DUNCAN, Okla. – Call it a happy coincidence or a great opportunity, but winning the Prairie Circuit wasn’t exactly in the plans written by Corey Navarre and Caine Riddle.
Still, that’s the case for the brothers-in-law. Navarre, of Weatherford, Okla., has earned $10,455 this season and leads the bull riding standings as the top 12 contestants in each event make their plans to compete at the 2012 Ram Prairie Circuit Finals Rodeo, set for set for Oct. 18-20 at the Stephens County Expo Center.
“It was never a priority for me to lead the standings, but it worked out that way,” said Navarre, a four-time Wrangler National Finals Rodeo qualifier who, in 1998 became the first cowboy in the history of the game to qualify for the NFR, the College National Finals Rodeo and the PBR World Finals in the same season, a feat he also accomplished in 1999. “I just happened to do good at Pretty Prairie (Kan.), Burwell (Neb.) and some other circuit rodeos.
“I didn’t have that great of the year, but it seems like the ones I did good at were in the circuit.”
Riddle, a second-generation bareback rider from Vernon, Texas, has had a solid season. In fact, he’s firmly in the top 20 in the world standings and is battling over the next 11 days to earn a spot in the top 15 in order to qualify for his first NFR.
“I’ve got my mind on other things right now, but it’s pretty neat that I’m in that position to win the circuit again,” said Riddle, who won circuit titles in 2006 and 2009. “It’ll be interesting to see the new place we’re having our circuit finals.”
The Chisholm Trail committee is bringing the circuit finals to Duncan for the first time in the event’s history. The Stephens County Expo Center has been host to some great events over the season, and now it will be home to the Professional Rodeo Cowboys Association’s regional championship.
An indication of just how prestigious the Ram Prairie Circuit Finals is can be seen in the list of world champions who have also won in the Oklahoma-Kansas-Nebraska region: bareback riders Eric Mouton and Mark Gomes; steer wrestlers Roy Duvall, Ote Berry and Dean Gorsuch; team roper Nick Sartain; saddle bronc riders John McBeth, Robert Etbauer and Billy Etbauer; tie-down ropers Tom Ferguson and Roy Cooper; barrel racer Mary Burger; and bull riders Lane Frost, Terry Don West and Dustin Elliott.
There are a lot of contestants in the game who would love to add their names to that list.
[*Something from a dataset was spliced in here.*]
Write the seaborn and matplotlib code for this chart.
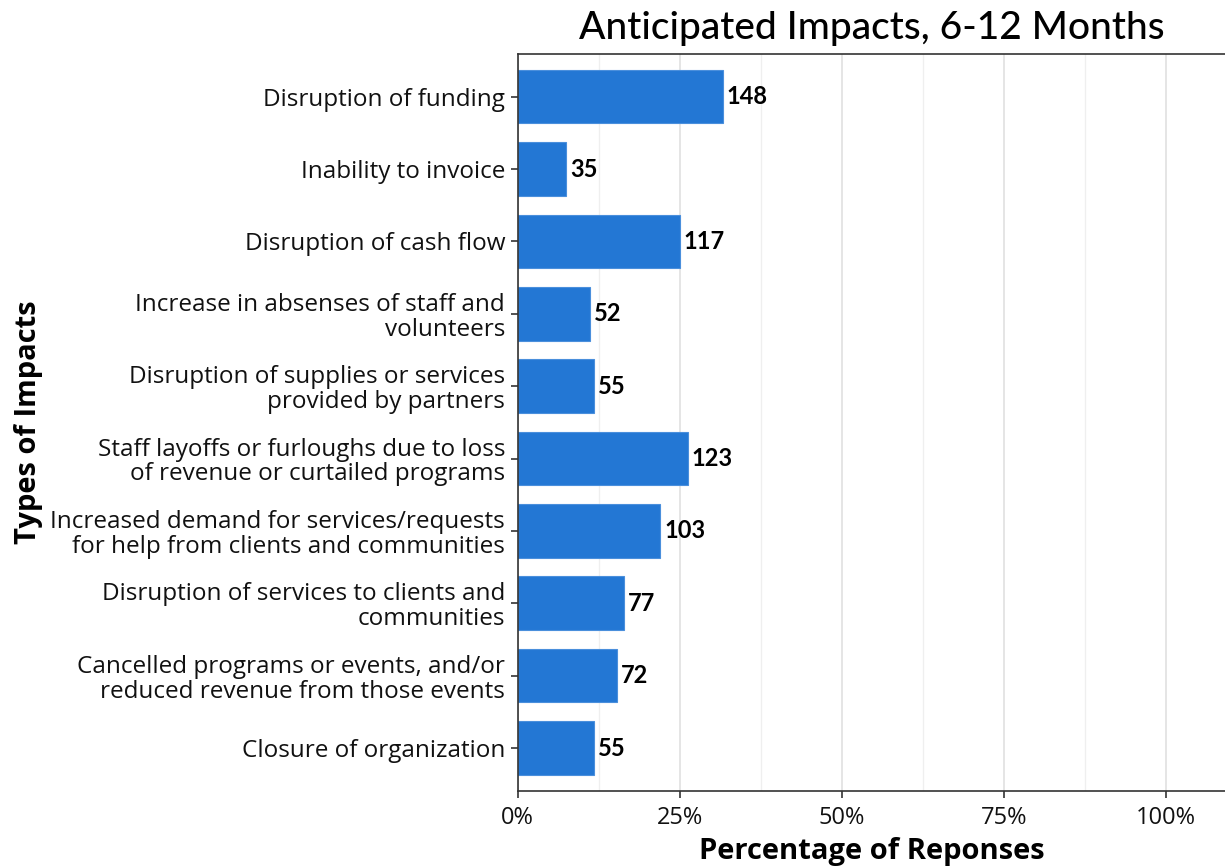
import matplotlib
matplotlib.use("Agg")
import matplotlib.pyplot as plt
import matplotlib.ticker as mticker
import seaborn as sns
import pandas as pd

impacts = [
    "Disruption of funding",
    "Inability to invoice",
    "Disruption of cash flow",
    "Increase in absenses of staff and\nvolunteers",
    "Disruption of supplies or services\nprovided by partners",
    "Staff layoffs or furloughs due to loss\nof revenue or curtailed programs",
    "Increased demand for services/requests\nfor help from clients and communities",
    "Disruption of services to clients and\ncommunities",
    "Cancelled programs or events, and/or\nreduced revenue from those events",
    "Closure of organization",
]
counts = [148, 35, 117, 52, 55, 123, 103, 77, 72, 55]
total_respondents = 468
x_ticks = [0, 0.25, 0.50, 0.75, 1.00]

df = pd.DataFrame({"impact": impacts, "count": counts})
df["share"] = df["count"] / total_respondents

sns.set_style("white")
plt.rcParams["font.family"] = ["Open Sans", "DejaVu Sans"]
head_font = ["Lato", "DejaVu Sans"]

fig = plt.figure(figsize=(12.25, 8.67), dpi=100)
ax = fig.add_axes([0.4226, 0.088, 0.5774, 0.8497])

sns.barplot(data=df, x="share", y="impact", orient="h", color="#2377D4",
            saturation=1, width=0.74, edgecolor="#4a8fdc", linewidth=0.8, ax=ax)

for i, (v, c) in enumerate(zip(df["share"], df["count"])):
    ax.text(v + 0.006, i, str(c), va="center", ha="left", fontsize=17,
            fontweight="bold", family=head_font, color="black")

ax.set_xlim(0, 1.0915)
ax.set_ylim(len(impacts) - 0.41, -0.59)
ax.xaxis.set_major_locator(mticker.FixedLocator(x_ticks))
ax.xaxis.set_minor_locator(mticker.FixedLocator([0.125, 0.375, 0.625, 0.875]))
ax.xaxis.set_major_formatter(mticker.PercentFormatter(1.0, decimals=0))
ax.grid(axis="x", which="major", color="#E3E3E3", linewidth=1.3)
ax.grid(axis="x", which="minor", color="#EFEFEF", linewidth=0.9)
ax.set_axisbelow(True)

for side in ["left", "bottom", "top"]:
    ax.spines[side].set_color("#333333")
    ax.spines[side].set_linewidth(1.2)
ax.spines["right"].set_visible(False)

ax.tick_params(axis="y", which="major", length=5, width=1.2, color="#333333",
               labelsize=17.5, labelcolor="#111111", pad=4, left=True)
ax.tick_params(axis="x", which="major", length=5, width=1.2, color="#333333",
               labelsize=17, labelcolor="#111111", pad=6, bottom=True)
ax.tick_params(axis="x", which="minor", length=0)
for lbl in ax.get_yticklabels():
    lbl.set_linespacing(1.05)

ax.set_title("Anticipated Impacts, 6-12 Months", fontsize=28, color="black",
             family=head_font, fontweight="medium", pad=11)
ax.set_xlabel("Percentage of Reponses", fontsize=21, fontweight="bold",
              color="black", labelpad=5)
ax.set_ylabel("Types of Impacts", fontsize=21, fontweight="bold", color="black")
ax.yaxis.set_label_coords(-0.671, 0.5)

fig.savefig("out.png", dpi=100, facecolor="white")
Riddle and Navarre are just two of the regular-season leaders; they’re joined by barrel racer Tana Renick of Kingston, Okla.; steer roper Rocky Patterson of Pratt, Kan.; tie-down roper Hunter Herrin of Apache, Okla.; saddle bronc rider Jesse James Kirby of Dodge City, Kan.; team ropers Hunter Munsell of Arnett, Okla., and Braden Harmon of Mustang, Okla; and steer wrestler Chancey Larson of Manhattan, Kan.
“I’ve never won the circuit finals,” Navarre said. “Actually, I’ve only been to the circuit finals a handful of times. It seems like I was always rodeoing so hard outside the circuit that I didn’t have enough circuit rodeos to qualify. There were a lot of years that the circuit finals was at the same time as the PBR finals the years I did qualify for it, so I couldn’t go.”
In addition to winning the regional championship, there’s another level of incentive: The year-end and finals average winners qualify for the Ram National Circuit Finals Rodeo, which will take place next spring in Oklahoma City. That’s the championship for the circuit system, and it allows even part-time cowboys and cowgirls the opportunity to win a national title.
“It’s exciting to have a chance to win the circuit, especially when you have a chance to go to Oklahoma City,” Navarre said. “That’s one of the events I haven’t qualified for yet, so it’d be nice to make it there.”
Riddle has been to there, but that was before it moved from Pocatello, Idaho, to Oklahoma’s capital city.
“My last goal this year was coming out and winning the circuit, but I’ll take it,” said Riddle, whose sister, Melissa, is a Prairie Circuit board member married to Navarre. “A lot of my wins were in the circuit, so it just added up.
“It’ll be nice to have the circuit finals an hour from my house.”
It doesn’t matter if the goal was to make the NFR, make a living on the rodeo trail or squeak into the circuit finals field, the top cowboys in the region are making their plans for Duncan, and that’s a good thing for everyone involved.
“I think it’s great that we have the finals in Duncan,” Navarre said. “I think that board in Duncan has been working hard to put on a good rodeo. I think it’ll be a good event.”